_STATED EXERCISE_
Starting at the top of the listing, extract every line up to and including the one with "off = 0.221". Pictures stay out of the copy.

=== EXTRACTED RECORDS ===

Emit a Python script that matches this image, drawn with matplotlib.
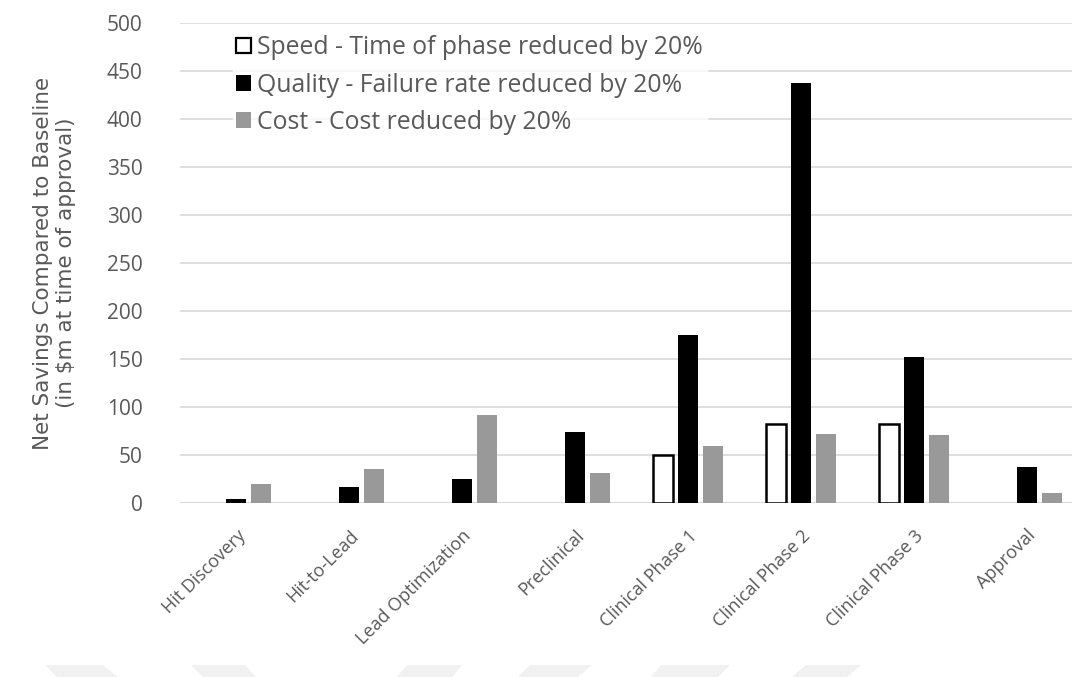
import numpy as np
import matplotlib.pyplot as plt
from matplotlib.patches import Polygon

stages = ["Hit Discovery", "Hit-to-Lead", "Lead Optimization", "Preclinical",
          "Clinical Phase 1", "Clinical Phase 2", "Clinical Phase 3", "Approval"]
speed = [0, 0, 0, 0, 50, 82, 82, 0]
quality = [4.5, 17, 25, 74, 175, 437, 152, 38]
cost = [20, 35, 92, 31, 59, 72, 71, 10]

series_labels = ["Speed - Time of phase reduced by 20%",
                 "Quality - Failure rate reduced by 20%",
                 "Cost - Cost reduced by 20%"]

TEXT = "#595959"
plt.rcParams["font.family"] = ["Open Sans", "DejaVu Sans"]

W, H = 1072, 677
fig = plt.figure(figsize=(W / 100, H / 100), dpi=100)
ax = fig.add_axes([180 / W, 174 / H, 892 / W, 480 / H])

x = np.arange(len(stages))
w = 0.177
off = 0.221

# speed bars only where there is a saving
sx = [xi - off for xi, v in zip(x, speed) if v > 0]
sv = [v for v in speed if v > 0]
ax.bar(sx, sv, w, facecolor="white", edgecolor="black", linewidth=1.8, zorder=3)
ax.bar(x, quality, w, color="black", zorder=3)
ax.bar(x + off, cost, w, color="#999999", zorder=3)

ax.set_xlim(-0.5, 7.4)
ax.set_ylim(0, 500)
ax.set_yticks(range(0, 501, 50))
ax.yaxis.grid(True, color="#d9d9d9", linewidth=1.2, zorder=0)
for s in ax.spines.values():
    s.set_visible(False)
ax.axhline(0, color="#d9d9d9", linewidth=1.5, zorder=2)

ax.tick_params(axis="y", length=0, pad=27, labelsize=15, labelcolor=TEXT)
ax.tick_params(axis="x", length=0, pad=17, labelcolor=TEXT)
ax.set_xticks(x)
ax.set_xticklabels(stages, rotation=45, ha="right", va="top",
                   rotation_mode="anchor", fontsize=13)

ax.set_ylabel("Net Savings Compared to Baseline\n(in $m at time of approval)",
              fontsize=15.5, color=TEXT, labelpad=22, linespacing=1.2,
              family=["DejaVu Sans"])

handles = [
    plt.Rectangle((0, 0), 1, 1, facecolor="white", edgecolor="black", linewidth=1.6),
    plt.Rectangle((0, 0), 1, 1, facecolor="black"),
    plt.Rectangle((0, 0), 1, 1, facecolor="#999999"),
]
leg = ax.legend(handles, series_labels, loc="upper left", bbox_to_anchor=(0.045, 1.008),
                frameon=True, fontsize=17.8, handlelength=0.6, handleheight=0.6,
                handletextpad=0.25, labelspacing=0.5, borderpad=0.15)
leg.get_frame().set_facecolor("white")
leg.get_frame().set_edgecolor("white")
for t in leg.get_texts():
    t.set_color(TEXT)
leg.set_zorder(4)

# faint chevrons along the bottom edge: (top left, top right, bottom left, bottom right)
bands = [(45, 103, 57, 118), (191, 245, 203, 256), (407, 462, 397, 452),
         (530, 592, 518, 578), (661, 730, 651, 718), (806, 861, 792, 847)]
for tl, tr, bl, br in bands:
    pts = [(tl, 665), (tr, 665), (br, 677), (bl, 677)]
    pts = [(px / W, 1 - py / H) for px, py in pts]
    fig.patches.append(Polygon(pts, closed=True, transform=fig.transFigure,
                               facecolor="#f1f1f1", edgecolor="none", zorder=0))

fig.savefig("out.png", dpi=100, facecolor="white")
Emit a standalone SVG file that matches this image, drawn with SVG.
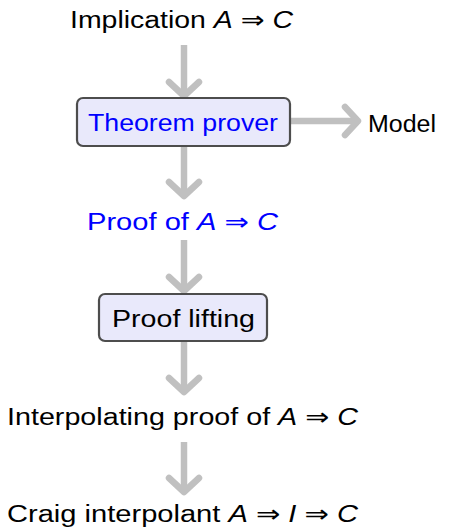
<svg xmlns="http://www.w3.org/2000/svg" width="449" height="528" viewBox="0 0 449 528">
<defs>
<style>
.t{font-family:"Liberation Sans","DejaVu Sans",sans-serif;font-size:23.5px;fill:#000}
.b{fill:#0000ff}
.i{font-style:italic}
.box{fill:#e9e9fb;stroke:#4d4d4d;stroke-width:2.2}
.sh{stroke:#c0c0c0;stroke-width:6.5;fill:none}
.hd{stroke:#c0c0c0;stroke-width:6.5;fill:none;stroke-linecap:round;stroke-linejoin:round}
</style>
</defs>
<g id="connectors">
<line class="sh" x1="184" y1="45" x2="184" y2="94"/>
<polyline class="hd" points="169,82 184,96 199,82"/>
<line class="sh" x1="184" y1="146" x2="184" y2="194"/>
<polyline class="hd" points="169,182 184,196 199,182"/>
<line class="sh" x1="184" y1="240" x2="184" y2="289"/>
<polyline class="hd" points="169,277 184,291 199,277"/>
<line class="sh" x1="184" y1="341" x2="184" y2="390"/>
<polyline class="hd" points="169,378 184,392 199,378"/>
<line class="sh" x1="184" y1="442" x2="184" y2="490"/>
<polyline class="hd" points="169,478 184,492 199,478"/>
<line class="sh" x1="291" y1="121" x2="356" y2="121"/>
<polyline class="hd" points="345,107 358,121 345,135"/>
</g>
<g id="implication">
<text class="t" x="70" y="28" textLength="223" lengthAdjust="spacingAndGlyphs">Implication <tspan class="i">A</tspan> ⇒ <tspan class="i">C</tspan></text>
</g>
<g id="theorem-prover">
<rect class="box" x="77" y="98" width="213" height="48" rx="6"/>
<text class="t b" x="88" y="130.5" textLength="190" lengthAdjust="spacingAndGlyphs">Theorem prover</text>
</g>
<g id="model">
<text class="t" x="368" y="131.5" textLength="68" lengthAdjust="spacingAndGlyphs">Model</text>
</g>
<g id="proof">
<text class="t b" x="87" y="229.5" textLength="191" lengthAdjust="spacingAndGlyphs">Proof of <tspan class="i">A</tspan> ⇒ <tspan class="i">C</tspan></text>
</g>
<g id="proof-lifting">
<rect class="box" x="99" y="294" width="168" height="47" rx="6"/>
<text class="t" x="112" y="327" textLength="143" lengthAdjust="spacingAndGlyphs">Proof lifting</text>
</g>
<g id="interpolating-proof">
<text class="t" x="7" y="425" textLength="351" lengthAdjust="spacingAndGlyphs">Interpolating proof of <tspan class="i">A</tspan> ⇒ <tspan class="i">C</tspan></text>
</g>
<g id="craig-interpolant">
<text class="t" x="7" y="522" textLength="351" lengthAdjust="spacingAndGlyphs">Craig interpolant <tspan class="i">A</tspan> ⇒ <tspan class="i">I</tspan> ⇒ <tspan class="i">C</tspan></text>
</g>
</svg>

===

_EXERCISE RESULT_
Emit a Python script that matches this image, drawn with matplotlib.
import numpy as np
import matplotlib.pyplot as plt
from matplotlib.patches import Polygon

stages = ["Hit Discovery", "Hit-to-Lead", "Lead Optimization", "Preclinical",
          "Clinical Phase 1", "Clinical Phase 2", "Clinical Phase 3", "Approval"]
speed = [0, 0, 0, 0, 50, 82, 82, 0]
quality = [4.5, 17, 25, 74, 175, 437, 152, 38]
cost = [20, 35, 92, 31, 59, 72, 71, 10]

series_labels = ["Speed - Time of phase reduced by 20%",
                 "Quality - Failure rate reduced by 20%",
                 "Cost - Cost reduced by 20%"]

TEXT = "#595959"
plt.rcParams["font.family"] = ["Open Sans", "DejaVu Sans"]

W, H = 1072, 677
fig = plt.figure(figsize=(W / 100, H / 100), dpi=100)
ax = fig.add_axes([180 / W, 174 / H, 892 / W, 480 / H])

x = np.arange(len(stages))
w = 0.177
off = 0.221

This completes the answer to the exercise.